Visit Thinking Thoughts blog: click here
Visit her shops: click here

Comments

  1. Emilie, can we be sure and meet for coffee/lunch/something at ACFW this year? I want to have the joy of getting to know you better!

    This post is brilliant, said so much better than I could ever put into words, because it is everything that is on my heart–almost on a minute by minute basis. I have nothing to add, save Amen and Amen! We do put so much stock into finding “Mr. Right”–I know I want, almost more than I want anything else.

    But finding that “one man” isn’t going to solve all my problems, make my world complete or flip every negative on it’s side. That’s God’s job. And I think so often we put finding a man on the same pedestal as God. Thank you for the reminder to keep chasing hard after God–everything else will just fall right into place. 🙂

  2. Awe thanks so much Casey! YES to lunch/coffee/anything at ACFW 😀 I’ll FB you – I’d love to discuss this and so much more. It would be awesome to get to know you better!

  3. When I was in “marriage class” at church, they talked about being complete in God before getting married, and the pastor really stressed that when you’re not complete with God, you shouldn’t get married.

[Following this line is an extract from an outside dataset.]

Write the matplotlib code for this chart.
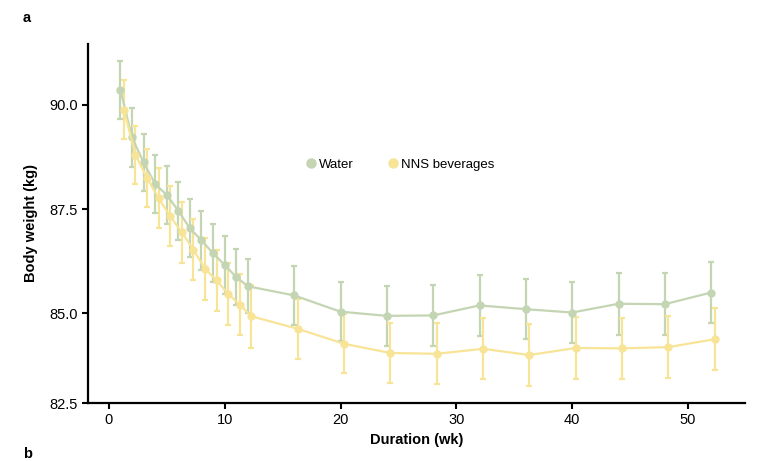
import matplotlib
matplotlib.use("Agg")
from matplotlib import pyplot as plt
import numpy as np

plt.rcParams['font.family'] = ['Liberation Sans', 'DejaVu Sans']

weeks = [1, 2, 3, 4, 5, 6, 7, 8, 9, 10, 11, 12, 16, 20, 24, 28, 32, 36, 40, 44, 48, 52]

water = [90.36, 89.22, 88.62, 88.10, 87.84, 87.46, 87.04, 86.75, 86.44, 86.16, 85.87, 85.65,
         85.43, 85.04, 84.94, 84.95, 85.19, 85.10, 85.02, 85.23, 85.22, 85.50]
water_err = [0.69, 0.70, 0.68, 0.70, 0.70, 0.70, 0.70, 0.70, 0.70, 0.69, 0.67, 0.65,
             0.71, 0.71, 0.72, 0.73, 0.73, 0.72, 0.73, 0.74, 0.74, 0.74]

nns = [89.88, 88.80, 88.25, 87.76, 87.33, 86.94, 86.53, 86.07, 85.79, 85.47, 85.21, 84.93,
       84.63, 84.27, 84.05, 84.03, 84.15, 84.00, 84.17, 84.16, 84.19, 84.38]
nns_err = [0.71, 0.69, 0.70, 0.72, 0.72, 0.73, 0.73, 0.74, 0.74, 0.74, 0.74, 0.75,
           0.72, 0.71, 0.72, 0.73, 0.73, 0.74, 0.74, 0.74, 0.75, 0.75]

green = '#c4d5b3'
yellow = '#f8e497'

fig = plt.figure(figsize=(7.84, 4.61), dpi=100)
ax = fig.add_axes([0.1122, 0.1258, 0.8378, 0.7788])

x = np.array(weeks, dtype=float)
ax.errorbar(x, water, yerr=water_err, color=green, marker='o', markersize=5,
            linewidth=1.6, elinewidth=1.6, capsize=2.3, capthick=1.6, label='Water')
ax.errorbar(x + 0.3, nns, yerr=nns_err, color=yellow, marker='o', markersize=5,
            linewidth=1.6, elinewidth=1.6, capsize=2.3, capthick=1.6, label='NNS beverages')

ax.set_xlim(-1.8, 54.9)
ax.set_ylim(82.85, 91.46)
ax.set_xticks([0, 10, 20, 30, 40, 50])
ax.set_yticks([82.85, 85, 87.5, 90], labels=['82.5', '85.0', '87.5', '90.0'])
ax.tick_params(direction='out', length=4.5, width=1.5, labelsize=10.5, colors='black', pad=3)

for s in ['top', 'right']:
    ax.spines[s].set_visible(False)
for s in ['left', 'bottom']:
    ax.spines[s].set_linewidth(1.6)

ax.set_xlabel('Duration (wk)', fontsize=10.5, fontweight='bold', labelpad=4)
ax.set_ylabel('Body weight (kg)', fontsize=10.5, fontweight='bold', labelpad=8)

handles = [plt.Line2D([], [], color=green, marker='o', linestyle='none', markersize=6.5),
           plt.Line2D([], [], color=yellow, marker='o', linestyle='none', markersize=6.5)]
ax.legend(handles, ['Water', 'NNS beverages'], loc='center', bbox_to_anchor=(0.475, 0.663),
          ncol=2, frameon=False, fontsize=9.5, handlelength=0.8, handletextpad=0.2,
          columnspacing=2.6)

fig.text(0.029, 0.962, 'a', fontsize=10.5, fontweight='bold', va='center')
fig.text(0.029, 0.001, 'b', fontsize=10.5, fontweight='bold', va='bottom')

fig.savefig('out.png', dpi=100)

    I would tell the single ladies this… but sometimes it’s hard to hear advice from married people. Everyone’s circumstances are so different. But I guess if I had to encourage the single gals out there, I’d say that if you’re complete with the Lord then you’ll attract the right guy for you.

  4. As the friend who’s always in a state of loneliness or confusion while I watch my best friends getting engaged, it’s been really hard to be content with the lack of a God-fearing man in my life to love.
    The best way I’ve found to deal with the questions you mention is to lose my desire to be loved in loving others. Since I’m still in college, I’ve been able to find other students to care for and get to know. I’ll get groups of people (including guys I have my eye on) together and see if hanging out with them in a group leads to anything. I’ll spend time with my engaged and married friends, but also make it a priority to hang out with others who are so far perpetually single.

    The hardest thing about advice is that this love business isn’t a set puzzle. So when a happily-coupled friend tells me “just keep living your life and seeking God, there’s someone out there and you’ll meet him someday”, even though I have to trust that it’s true, it stings to hear and makes me wonder what I’ve done differently than my friends, that I’ve had my heart broken so many times and they’re engaged to their first boyfriend. No matter how well-meaning the advice, it always sounds trite. Only when they take the time to be there as a friend, and show me the love they can, to show me that I’m still a worthy human being even though I haven’t managed to date anyone, does that lessen the sting. Best is when they give me a chance to hang out with their boyfriend and his friends, so that I get to meet guys who aren’t necessarily taken…

    • Skye,
      I agree. From this (now the flip side) of things, giving advice to someone single makes me cringe because I was there once and I understand how they feel sometimes. You hit the nail on the head when you said they just need to be a friend and show you all the love they can. Blessings for you, dear one!

  5. Hey Skye – sorry I’m late in the game in responding to his, but I TOTALLY get where you’re coming from. I’ve had that piece of advice given to me more times than I can count. I’ve also responded as you have. I’ve wondered “what’s wrong with me” that no one seems to “see me”. But I love what you say about pouring into others. I once wrote a blog post called Pour Yourself Out (you can see it here http://eahendryx.blogspot.com/2011/03/pour-yourself-out.html) dealing with that very thing. We’ll never look back and regret loving people. It may mean we go through some lonely times, but He is always here. He is always sufficient. He is always enough. That last one hits hard on my heart, but also drives me to seek him more.